P33D-03
Consequences of Giant Impacts on the Martian dynamo
Wednesday, 16 December 2015: 14:10
2007 (Moscone West)
Julien Monteux, Laboratoire Magmas et Volcans, Clermont-Ferrand, France, Hagay Amit, CNRS, Paris Cedex 16, France, Jafar Arkani-Hamed, University of Toronto, Physics, Toronto, ON, Canada, Gael Choblet, LPGN Laboratoire de Planétologie et Géodynamique de Nantes, Nantes Cedex 03, France, Benoit Langlais, Lab Planetologie Geodynamique, Nantes, France, Gabriel Tobie, University of Nantes, Nantes, France, Catherine L Johnson, University of British Columbia, Department of Earth, Ocean and Atmospheric Sciences, Vancouver, BC, Canada and Mark Jellinek, University of British Columbia, Vancouver, BC, Canada
Abstract:
The Martian surface exhibits a strong dichotomy in elevation, crustal thickness and magnetization between the southern and northern hemispheres. A giant impact has been proposed to explain the formation of the Northern Lowlands on Mars. Such an impact probably led to strong and deep mantle heating and merging between the two cores. These processes will have implications on the thermal state and on the magnetic evolution of the planet.

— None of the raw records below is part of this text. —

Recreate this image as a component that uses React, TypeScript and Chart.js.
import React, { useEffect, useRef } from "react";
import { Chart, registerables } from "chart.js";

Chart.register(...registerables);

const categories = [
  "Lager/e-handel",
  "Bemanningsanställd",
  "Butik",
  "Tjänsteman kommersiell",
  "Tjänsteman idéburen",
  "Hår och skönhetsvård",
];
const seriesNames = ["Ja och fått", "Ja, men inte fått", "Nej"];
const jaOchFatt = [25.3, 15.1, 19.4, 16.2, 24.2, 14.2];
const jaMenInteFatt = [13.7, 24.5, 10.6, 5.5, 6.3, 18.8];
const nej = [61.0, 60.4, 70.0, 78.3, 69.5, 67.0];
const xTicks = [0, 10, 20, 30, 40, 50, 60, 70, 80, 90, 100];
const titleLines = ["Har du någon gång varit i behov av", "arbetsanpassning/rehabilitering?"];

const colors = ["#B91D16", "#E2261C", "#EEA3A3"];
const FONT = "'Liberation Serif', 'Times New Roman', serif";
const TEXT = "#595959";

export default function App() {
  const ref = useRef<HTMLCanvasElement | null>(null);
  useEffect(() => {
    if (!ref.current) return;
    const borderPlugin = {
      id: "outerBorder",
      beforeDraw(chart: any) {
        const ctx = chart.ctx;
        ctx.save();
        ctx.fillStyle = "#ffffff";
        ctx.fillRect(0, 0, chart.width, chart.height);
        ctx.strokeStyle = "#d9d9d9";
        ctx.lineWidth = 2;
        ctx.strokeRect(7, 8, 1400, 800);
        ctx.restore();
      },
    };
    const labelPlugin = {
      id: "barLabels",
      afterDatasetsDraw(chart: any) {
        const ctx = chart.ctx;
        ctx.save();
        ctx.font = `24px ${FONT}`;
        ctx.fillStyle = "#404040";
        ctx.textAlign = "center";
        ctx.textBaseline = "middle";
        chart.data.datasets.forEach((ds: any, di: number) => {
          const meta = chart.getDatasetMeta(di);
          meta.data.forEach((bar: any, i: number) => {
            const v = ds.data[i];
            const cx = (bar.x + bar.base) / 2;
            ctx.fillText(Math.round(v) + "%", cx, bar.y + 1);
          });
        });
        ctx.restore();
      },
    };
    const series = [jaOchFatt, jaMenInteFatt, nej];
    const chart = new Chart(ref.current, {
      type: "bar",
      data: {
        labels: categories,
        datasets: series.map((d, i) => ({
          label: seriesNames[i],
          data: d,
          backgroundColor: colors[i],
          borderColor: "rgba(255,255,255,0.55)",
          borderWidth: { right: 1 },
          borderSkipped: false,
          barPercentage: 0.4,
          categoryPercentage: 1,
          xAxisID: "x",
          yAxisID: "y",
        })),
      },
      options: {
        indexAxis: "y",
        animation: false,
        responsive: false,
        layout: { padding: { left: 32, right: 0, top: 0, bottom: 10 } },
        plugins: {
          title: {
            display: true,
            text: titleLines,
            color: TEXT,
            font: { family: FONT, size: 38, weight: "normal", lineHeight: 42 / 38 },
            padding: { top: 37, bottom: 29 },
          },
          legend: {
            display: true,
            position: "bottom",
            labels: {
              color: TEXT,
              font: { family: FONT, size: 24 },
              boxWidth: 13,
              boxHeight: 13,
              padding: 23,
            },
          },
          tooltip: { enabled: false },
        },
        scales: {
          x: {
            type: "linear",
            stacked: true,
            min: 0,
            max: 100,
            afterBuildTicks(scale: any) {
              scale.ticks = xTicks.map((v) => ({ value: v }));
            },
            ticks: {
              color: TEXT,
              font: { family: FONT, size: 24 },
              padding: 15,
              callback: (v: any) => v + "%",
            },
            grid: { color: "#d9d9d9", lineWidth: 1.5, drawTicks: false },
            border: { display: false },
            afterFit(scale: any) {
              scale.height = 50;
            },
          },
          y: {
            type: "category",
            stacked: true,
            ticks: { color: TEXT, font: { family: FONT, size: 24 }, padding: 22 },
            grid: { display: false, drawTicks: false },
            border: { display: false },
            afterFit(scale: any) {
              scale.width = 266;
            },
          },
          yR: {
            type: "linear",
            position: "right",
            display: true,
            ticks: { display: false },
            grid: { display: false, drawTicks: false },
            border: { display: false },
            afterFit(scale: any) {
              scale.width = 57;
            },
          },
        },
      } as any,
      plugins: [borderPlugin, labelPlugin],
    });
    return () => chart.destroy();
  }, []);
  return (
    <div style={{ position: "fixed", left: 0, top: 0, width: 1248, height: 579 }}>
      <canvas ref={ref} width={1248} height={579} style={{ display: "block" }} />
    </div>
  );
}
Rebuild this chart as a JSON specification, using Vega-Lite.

We model the effects of such an impact on the Martian magnetic field (1) by characterizing the thermochemical consequences of the sinking of the impactor’s core as a single diapir, (2) by imposing a heat flux heterogeneity on the Martian core-mantle boundary (CMB). Our results show that large viscosity contrasts between the impactor’s core and the surrounding mantle silicates can reduce the duration of the merging down to 1 kyr. Direct impact heating of Martian core favor thermal stratification of the core and core dynamo cessation. The merging of the impactor’s core with the Martian core only delays the re-initiation of the dynamo for a very short time. While the core thermal stratification is likely to be evacuated rapidly, the impact induced thermal anomaly within the mantle is likely to remain stable for a longer timescale above the CMB. This thermal anomaly generates a large scale cooling heterogeneity at the CMB and a magnetic field dichotomy. A polar impactor leads to a north–south hemispheric magnetic dichotomy that is stronger than an east–west dichotomy created by an equatorial impactor. The amplitude of the magnetic dichotomy is mostly controlled by the horizontal Rayleigh number that represents the vigor of the convection driven by the lateral variations of the CMB heat flux. Our results imply that an impactor radius of 1000 km could have recorded the magnetic dichotomy observed in the Martian crustal field only if very rapid post-impact magma cooling took place.